A second market reality is that MENA exchanges – particularly in the GCC – have been highly volatile in recent years. Between 2001 and 2006, Gulf markets experienced an unprecedented boom – the Saudi, UAE, and Qatari exchanges all rose over 600%. This boom was followed by an extreme correction in 2006, in which some markets lost about 80% of their market capitalization.
(For more on the GCC equity market boom and bust, see Chapter 8 – “Capable Capital: The GCC as a Source of Capital – of Dubai & Co.)
A third reality – linked to the matter of volatility – is that GCC equity markets are driven far more by retail investors than are equity markets elsewhere. The boom and bust of 2001 – 2006 occurred largely because retail investors who had irrationally been pouring money into the market pulled out dramatically. More mature equity markets – though also subject to emotional run-ups and sell-offs – are shaped by institutional investors who approach investment with far greater sophistication.
These dynamics lead to a market in which a firm’s strong fundamental performance may not always lead to strong equity valuations. One great irony of the 2006 crash in the Gulf was that oil prices were at an all-time high and that listed companies’ earnings were growing strongly, in line with the region’s fundamental growth.

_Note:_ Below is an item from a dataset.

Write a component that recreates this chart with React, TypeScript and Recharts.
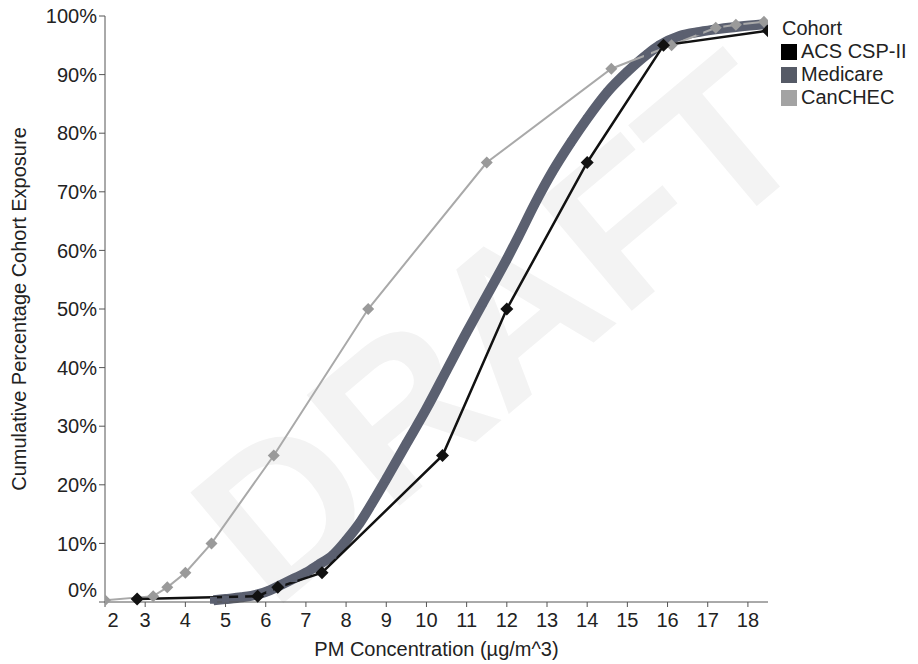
import { LineChart, Line, XAxis, YAxis, Label } from 'recharts';

// cumulative exposure curves, x = PM concentration, y = cumulative %
const acsX = [2.8, 5.8, 6.3, 7.4, 10.4, 12.0, 14.0, 15.9, 18.5];
const acsY = [0.5, 1, 2.5, 5, 25, 50, 75, 95, 97.5];

const medicareX = [
  4.7, 5.0, 5.4, 5.8, 6.1, 6.4, 6.7, 7.0, 7.3, 7.67, 8.0, 8.34, 8.7, 9.0, 9.5, 10.0, 10.5,
  11.0, 11.4, 12.0, 12.3, 12.7, 13.14, 13.6, 14.0, 14.5, 15.0, 15.5, 15.8, 16.3, 16.8, 17.3,
  17.8, 18.4,
];
const medicareY = [
  0.3, 0.5, 0.8, 1.3, 2, 3, 4, 5, 6.3, 8, 10.5, 13.5, 17.5, 21, 27, 33, 39.5,
  46, 51, 58.5, 62.5, 68, 73.5, 78.5, 82.5, 87, 90.5, 93.5, 95, 96.6, 97.3, 97.8,
  98.2, 98.6,
];

const canchecX = [2.0, 3.2, 3.55, 4.0, 4.65, 6.2, 8.55, 11.5, 14.6, 16.1, 17.2, 17.7, 18.4];
const canchecY = [0.3, 1, 2.5, 5, 10, 25, 50, 75, 91, 95, 98, 98.5, 99];

const xTicks = [2, 3, 4, 5, 6, 7, 8, 9, 10, 11, 12, 13, 14, 15, 16, 17, 18];
const yTicks = [0, 10, 20, 30, 40, 50, 60, 70, 80, 90, 100];

const seriesNames = ['ACS CSP-II', 'Medicare', 'CanCHEC'];
const legendColors = ['#000000', '#555a66', '#a3a3a3'];

const toPoints = (xs: number[], ys: number[]) => xs.map((x, i) => ({ x, y: ys[i] }));

const acsData = toPoints(acsX, acsY);
const medicareData = toPoints(medicareX, medicareY);
const canchecData = toPoints(canchecX, canchecY);

const FONT = '"Liberation Sans", Arial, sans-serif';

const diamond = (fill: string, s: number) => (props: any) => {
  const { cx, cy, index } = props;
  if (cx == null || cy == null) return <g key={`d-${index}`} />;
  return (
    <polygon
      key={`d-${index}`}
      points={`${cx},${cy - s} ${cx + s},${cy} ${cx},${cy + s} ${cx - s},${cy}`}
      fill={fill}
    />
  );
};

const square = (fill: string, s: number) => (props: any) => {
  const { cx, cy, index } = props;
  if (cx == null || cy == null) return <g key={`s-${index}`} />;
  return <rect key={`s-${index}`} x={cx - s / 2} y={cy - s / 2} width={s} height={s} fill={fill} />;
};

const XTick = (props: any) => {
  const { x, y, payload } = props;
  const shift = payload.value === 2 ? 8 : 0;
  return (
    <text x={x + shift} y={y} dy="0.71em" textAnchor="middle" fill="#222" fontSize={20} fontFamily={FONT}>
      {payload.value}
    </text>
  );
};

const YTick = (props: any) => {
  const { x, y, payload } = props;
  const shift = payload.value === 0 ? -12 : 0;
  return (
    <text x={x} y={y + shift} dy="0.355em" textAnchor="end" fill="#222" fontSize={20} fontFamily={FONT}>
      {payload.value}%
    </text>
  );
};

export default function App() {
  return (
    <div style={{ position: 'absolute', left: 0, top: 0, width: 918, height: 664, background: '#fff', fontFamily: FONT }}>
      <svg width={918} height={664} style={{ position: 'absolute', left: 0, top: 0 }}>
        <text
          x={500}
          y={400}
          transform="rotate(-40 500 330)"
          textAnchor="middle"
          fontSize={210}
          fontWeight="bold"
          fontFamily={FONT}
          fill="#f3f3f3"
        >
          DRAFT
        </text>
      </svg>
      <div style={{ position: 'absolute', left: 0, top: 0 }}>
        <LineChart width={918} height={664} margin={{ top: 16, right: 150, bottom: 0, left: 0 }}>
          <XAxis
            dataKey="x"
            type="number"
            domain={[2, 18.5]}
            ticks={xTicks}
            allowDataOverflow
            height={62}
            stroke="#555"
            tickSize={5}
            tickMargin={6}
            tick={<XTick />}
          >
            <Label
              value="PM Concentration (µg/m^3)"
              position="insideBottom"
              offset={8}
              fill="#222"
              fontSize={20}
              fontFamily={FONT}
            />
          </XAxis>
          <YAxis
            type="number"
            domain={[0, 100]}
            ticks={yTicks}
            width={105}
            stroke="#555"
            tickSize={6}
            tickMargin={2}
            tick={<YTick />}
          >
            <Label
              value="Cumulative Percentage Cohort Exposure"
              angle={-90}
              position="insideLeft"
              offset={19}
              style={{ textAnchor: 'middle' }}
              fill="#222"
              fontSize={20}
              fontFamily={FONT}
            />
          </YAxis>
          <Line
            data={medicareData}
            dataKey="y"
            type="monotone"
            stroke="#5b6070"
            strokeWidth={10}
            dot={square('#5b6070', 7)}
            isAnimationActive={false}
          />
          <Line
            data={canchecData}
            dataKey="y"
            type="linear"
            stroke="#a9a9a9"
            strokeWidth={2}
            dot={diamond('#9a9a9a', 6)}
            isAnimationActive={false}
          />
          <Line
            data={acsData}
            dataKey="y"
            type="linear"
            stroke="#111"
            strokeWidth={2.5}
            dot={diamond('#111', 6.5)}
            isAnimationActive={false}
          />
        </LineChart>
      </div>
      <div style={{ position: 'absolute', left: 781, top: 17, fontSize: 20, color: '#222', lineHeight: '23px' }}>
        <div style={{ marginLeft: 1 }}>Cohort</div>
        {seriesNames.map((name, i) => (
          <div key={name} style={{ display: 'flex', alignItems: 'center' }}>
            <span style={{ display: 'inline-block', width: 16, height: 16, background: legendColors[i], marginRight: 4 }} />
            {name}
          </div>
        ))}
      </div>
    </div>
  );
}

Yes, the MENA region is primed for strong growth and warrants significant investment. Publicly listed equities, however, have limitations which investors must bear in mind. The most savvy institutional buyers will look closely at private equity investment opportunities in regional conglomerates, family-owned businesses, and cross-border joint ventures – tapping into the fundamental strength of the region while limiting their exposure to highly volatile public markets.